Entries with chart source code
◇ ◇ ◇ ◇ ◇ ◇ ◇
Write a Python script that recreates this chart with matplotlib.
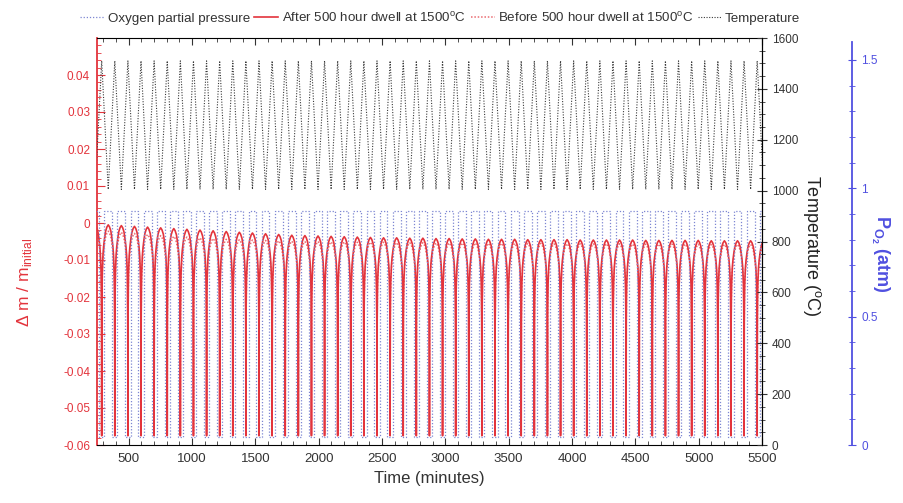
import numpy as np
import matplotlib.pyplot as plt
from matplotlib.ticker import MultipleLocator, FormatStrFormatter

plt.rcParams['font.family'] = ['Liberation Sans', 'DejaVu Sans']
plt.rcParams['axes.unicode_minus'] = False

# timing of the thermal cycles (minutes)
first_peak = 287.0
cycle_len = 103.5
n_cycles = 52          # cycles from k = -1 .. 50

temp_high = 1510       # deg C
temp_low = 1005

po2_high = 0.91        # atm
po2_low = 0.03
po2_duty = 0.6         # fraction of a cycle at high pO2

# least negative mass change reached in each cycle (k = -1 .. 50)
after_peaks = [-0.0004,
               -0.0005, -0.0007, -0.0009, -0.0011, -0.0013, -0.0015, -0.0017, -0.0019, -0.0021, -0.0023,
               -0.0025, -0.0027, -0.0029, -0.0031, -0.0033, -0.0034, -0.0035, -0.0036, -0.0037, -0.0038,
               -0.0039, -0.0040, -0.0040, -0.0041, -0.0041, -0.0042, -0.0042, -0.0043, -0.0043, -0.0044,
               -0.0044, -0.0044, -0.0045, -0.0045, -0.0045, -0.0045, -0.0046, -0.0046, -0.0046, -0.0046,
               -0.0046, -0.0047, -0.0047, -0.0047, -0.0047, -0.0047, -0.0048, -0.0048, -0.0048, -0.0048,
               -0.0048]
before_peaks = [-0.0015,
                -0.0022, -0.0025, -0.0028, -0.0031, -0.0034, -0.0036, -0.0038, -0.0040, -0.0042, -0.0044,
                -0.0045, -0.0046, -0.0047, -0.0048, -0.0049, -0.0050, -0.0050, -0.0051, -0.0051, -0.0052,
                -0.0052, -0.0052, -0.0053, -0.0053, -0.0053, -0.0054, -0.0054, -0.0054, -0.0054, -0.0055,
                -0.0055, -0.0055, -0.0055, -0.0055, -0.0056, -0.0056, -0.0056, -0.0056, -0.0056, -0.0056,
                -0.0057, -0.0057, -0.0057, -0.0057, -0.0057, -0.0057, -0.0058, -0.0058, -0.0058, -0.0058,
                -0.0058]
after_trough = -0.0575
before_trough = -0.0570

# shape of one rising half of a mass arch: fraction of half cycle -> normalised height
arch_s = [0, 0.01, 0.03, 0.06, 0.10, 0.20, 0.30, 0.45, 0.60, 0.80, 1.0]
arch_h = [0, 0.35, 0.58, 0.70, 0.78, 0.86, 0.90, 0.94, 0.97, 0.99, 1.0]


def mass_curve(peaks, trough):
    half = cycle_len / 2
    s = np.array(arch_s)
    h = np.array(arch_h)
    ts, vs = [], []
    for i, pk in enumerate(peaks):
        t0 = first_peak + (i - 1) * cycle_len   # trough time (temperature peak)
        ts += list(t0 + s * half) + list(t0 + half + (1 - s[::-1]) * half)
        vs += list(trough + h * (pk - trough)) + list(trough + h[::-1] * (pk - trough))
    return np.array(ts), np.array(vs)


def temp_curve():
    ts, vs = [], []
    for i in range(n_cycles + 1):
        t0 = first_peak + (i - 1) * cycle_len
        ts += [t0, t0 + cycle_len / 2]
        vs += [temp_high, temp_low]
    return ts, vs


def po2_curve():
    ts, vs = [], []
    for i in range(n_cycles + 1):
        t0 = first_peak + (i - 1) * cycle_len
        up = t0 + (1 - po2_duty) / 2 * cycle_len
        down = t0 + (1 + po2_duty) / 2 * cycle_len
        ts += [up, up, down, down]
        vs += [po2_low, po2_high, po2_high, po2_low]
    return ts, vs


red = '#e3343c'
blue_axis = '#5050e0'

fig = plt.figure(figsize=(9.04, 5.03), dpi=100)
ax = fig.add_axes([97/904, 58/503, 665/904, 407/503])
ax2 = ax.twinx()
ax3 = ax.twinx()
ax3.spines['right'].set_position(('axes', 1 + 90/665))

t_po2, v_po2 = po2_curve()
h_o2, = ax3.plot(t_po2, v_po2, color='#7d86d2', lw=0.9, ls=(0, (1, 1.5)),
                 label='Oxygen partial pressure')

t_a, v_a = mass_curve(after_peaks, after_trough)
t_b, v_b = mass_curve(before_peaks, before_trough)
h_b, = ax.plot(t_b, v_b, color='#ea6a70', lw=1.1, ls=(0, (1, 1.2)),
               label='Before 500 hour dwell at 1500$^{\\mathregular{o}}$C')
h_a, = ax.plot(t_a, v_a, color=red, lw=1.2,
               label='After 500 hour dwell at 1500$^{\\mathregular{o}}$C')

t_T, v_T = temp_curve()
h_T, = ax2.plot(t_T, v_T, color='#3a3a3a', lw=0.8, ls=(0, (1, 1.4)),
                label='Temperature')

ax.set_xlim(250, 5500)
ax.set_ylim(-0.06, 0.05)
ax2.set_ylim(0, 1600)
ax3.set_ylim(0, 1.585)

# main axis
ax.xaxis.set_minor_locator(MultipleLocator(100))
ax.set_xticks([500, 1000, 1500, 2000, 2500, 3000, 3500, 4000, 4500, 5000, 5500])
ax.yaxis.set_minor_locator(MultipleLocator(0.002))
ax.set_yticks([-0.06, -0.05, -0.04, -0.03, -0.02, -0.01, 0, 0.01, 0.02, 0.03, 0.04])
ax.yaxis.set_major_formatter(FormatStrFormatter('%g'))
ax.tick_params(axis='x', which='both', direction='in', top=True, labelsize=9.5,
               colors='#333333', pad=6)
ax.tick_params(axis='x', which='major', length=5)
ax.tick_params(axis='x', which='minor', length=3)
ax.tick_params(axis='y', which='both', direction='in', colors=red, labelsize=8.5, pad=5)
ax.tick_params(axis='y', which='major', length=6)
ax.tick_params(axis='y', which='minor', length=3)
ax.spines['left'].set_color(red)
ax.spines['left'].set_linewidth(1.3)
ax.set_xlabel('Time (minutes)', fontsize=12, color='#333333', labelpad=4)
ax.set_ylabel('Δ m / m$_{\\mathregular{initial}}$', fontsize=12.5, color=red)
ax.yaxis.set_label_coords(-0.095, 0.40)

# temperature axis
ax2.yaxis.set_major_locator(MultipleLocator(200))
ax2.yaxis.set_minor_locator(MultipleLocator(50))
ax2.tick_params(axis='y', which='both', direction='inout', labelsize=8.5, colors='#333333')
ax2.tick_params(axis='y', which='major', length=7)
ax2.tick_params(axis='y', which='minor', length=4)
ax2.set_ylabel('Temperature ($^{\\mathregular{o}}$C)', fontsize=13, rotation=-90,
               color='#222222', va='center')
ax2.yaxis.set_label_coords(1.075, 0.49)
for sp in ['left', 'top', 'bottom']:
    ax2.spines[sp].set_visible(False)
    ax3.spines[sp].set_visible(False)

# oxygen axis
ax3.set_yticks([0, 0.5, 1, 1.5])
ax3.yaxis.set_major_formatter(FormatStrFormatter('%g'))
ax3.yaxis.set_minor_locator(MultipleLocator(0.1))
ax3.tick_params(axis='y', which='both', direction='inout', labelsize=8.5, colors=blue_axis)
ax3.tick_params(axis='y', which='major', length=6)
ax3.tick_params(axis='y', which='minor', length=4)
ax3.spines['right'].set_color(blue_axis)
ax3.spines['right'].set_linewidth(1.3)
ax3.spines['right'].set_bounds(0, 1.57)
ax3.set_ylabel('P$_{\\mathregular{O}_{\\mathregular{2}}}$ (atm)', fontsize=13, rotation=-90,
               color=blue_axis, fontweight='bold', va='center')
ax3.yaxis.set_label_coords(1.177, 0.47)

fig.legend([h_o2, h_a, h_b, h_T], [h.get_label() for h in [h_o2, h_a, h_b, h_T]],
           loc='center', bbox_to_anchor=(0.487, 0.965), ncol=4, frameon=False,
           handlelength=1.8, handletextpad=0.25, columnspacing=0.35,
           prop={'family': ['Liberation Sans Narrow', 'Liberation Sans'], 'size': 9.6},
           labelcolor='#333333')

fig.savefig('out.png', dpi=100)
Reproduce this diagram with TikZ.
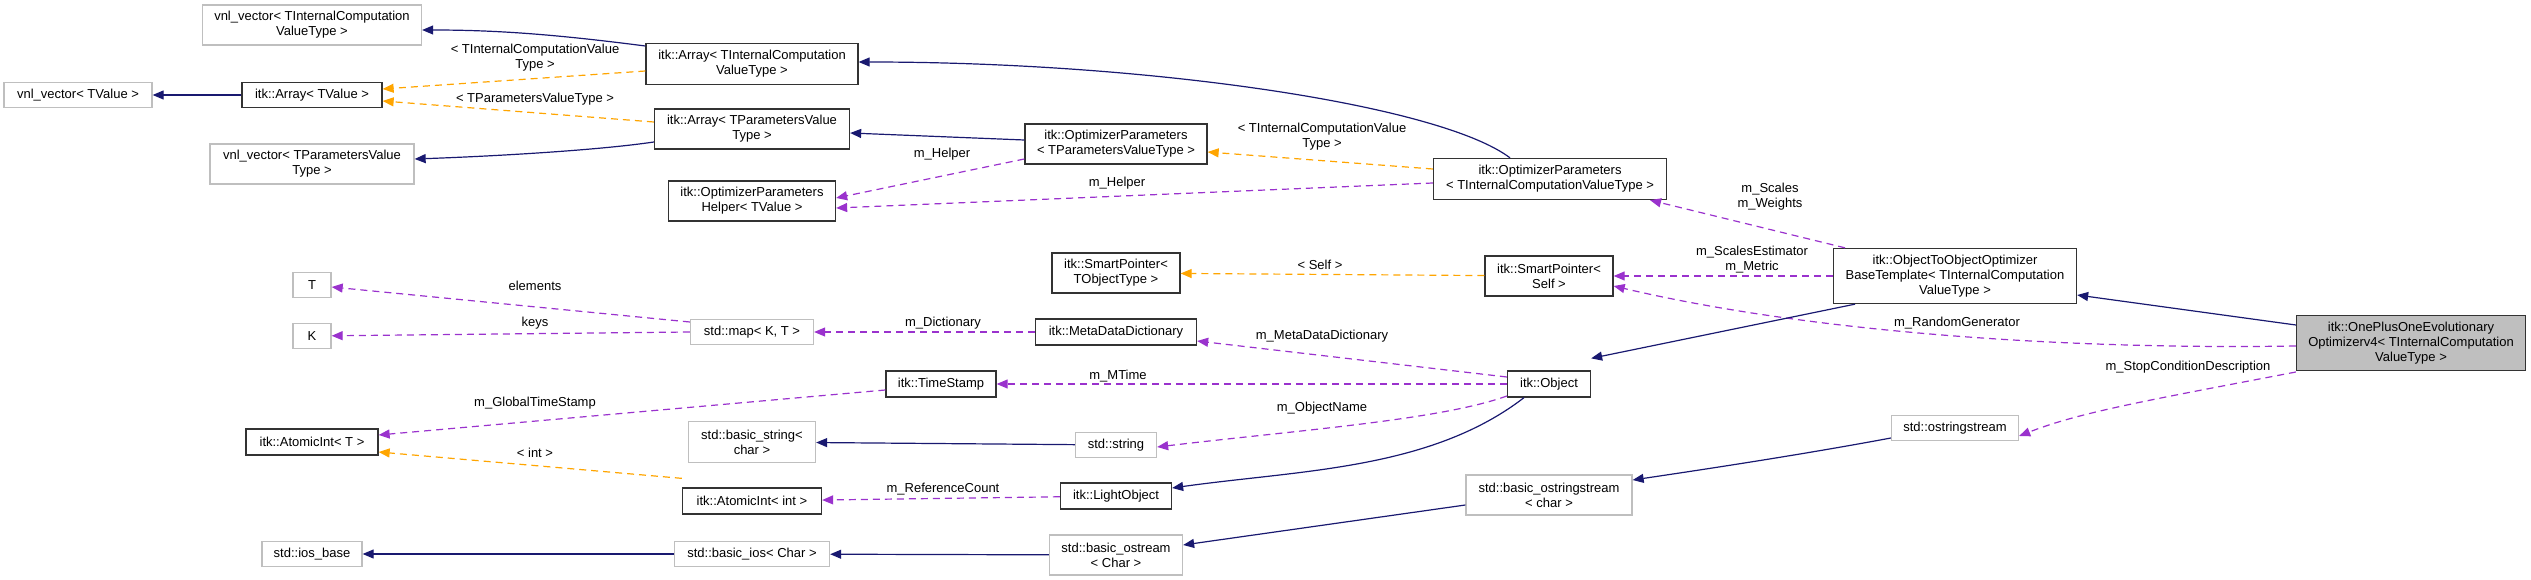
◇ ◇ ◇ ◇ ◇ ◇ ◇
#### EXERCISE DESCRIPTION:
Write out each line of the listing above, exactly, from its first line to the line holding "before_trough = -0.0570", inclusive. Skip the pictures.

#### RESULT FOR THIS TASK:
Write a Python script that recreates this chart with matplotlib.
import numpy as np
import matplotlib.pyplot as plt
from matplotlib.ticker import MultipleLocator, FormatStrFormatter

plt.rcParams['font.family'] = ['Liberation Sans', 'DejaVu Sans']
plt.rcParams['axes.unicode_minus'] = False

# timing of the thermal cycles (minutes)
first_peak = 287.0
cycle_len = 103.5
n_cycles = 52          # cycles from k = -1 .. 50

temp_high = 1510       # deg C
temp_low = 1005

po2_high = 0.91        # atm
po2_low = 0.03
po2_duty = 0.6         # fraction of a cycle at high pO2

# least negative mass change reached in each cycle (k = -1 .. 50)
after_peaks = [-0.0004,
               -0.0005, -0.0007, -0.0009, -0.0011, -0.0013, -0.0015, -0.0017, -0.0019, -0.0021, -0.0023,
               -0.0025, -0.0027, -0.0029, -0.0031, -0.0033, -0.0034, -0.0035, -0.0036, -0.0037, -0.0038,
               -0.0039, -0.0040, -0.0040, -0.0041, -0.0041, -0.0042, -0.0042, -0.0043, -0.0043, -0.0044,
               -0.0044, -0.0044, -0.0045, -0.0045, -0.0045, -0.0045, -0.0046, -0.0046, -0.0046, -0.0046,
               -0.0046, -0.0047, -0.0047, -0.0047, -0.0047, -0.0047, -0.0048, -0.0048, -0.0048, -0.0048,
               -0.0048]
before_peaks = [-0.0015,
                -0.0022, -0.0025, -0.0028, -0.0031, -0.0034, -0.0036, -0.0038, -0.0040, -0.0042, -0.0044,
                -0.0045, -0.0046, -0.0047, -0.0048, -0.0049, -0.0050, -0.0050, -0.0051, -0.0051, -0.0052,
                -0.0052, -0.0052, -0.0053, -0.0053, -0.0053, -0.0054, -0.0054, -0.0054, -0.0054, -0.0055,
                -0.0055, -0.0055, -0.0055, -0.0055, -0.0056, -0.0056, -0.0056, -0.0056, -0.0056, -0.0056,
                -0.0057, -0.0057, -0.0057, -0.0057, -0.0057, -0.0057, -0.0058, -0.0058, -0.0058, -0.0058,
                -0.0058]
after_trough = -0.0575
before_trough = -0.0570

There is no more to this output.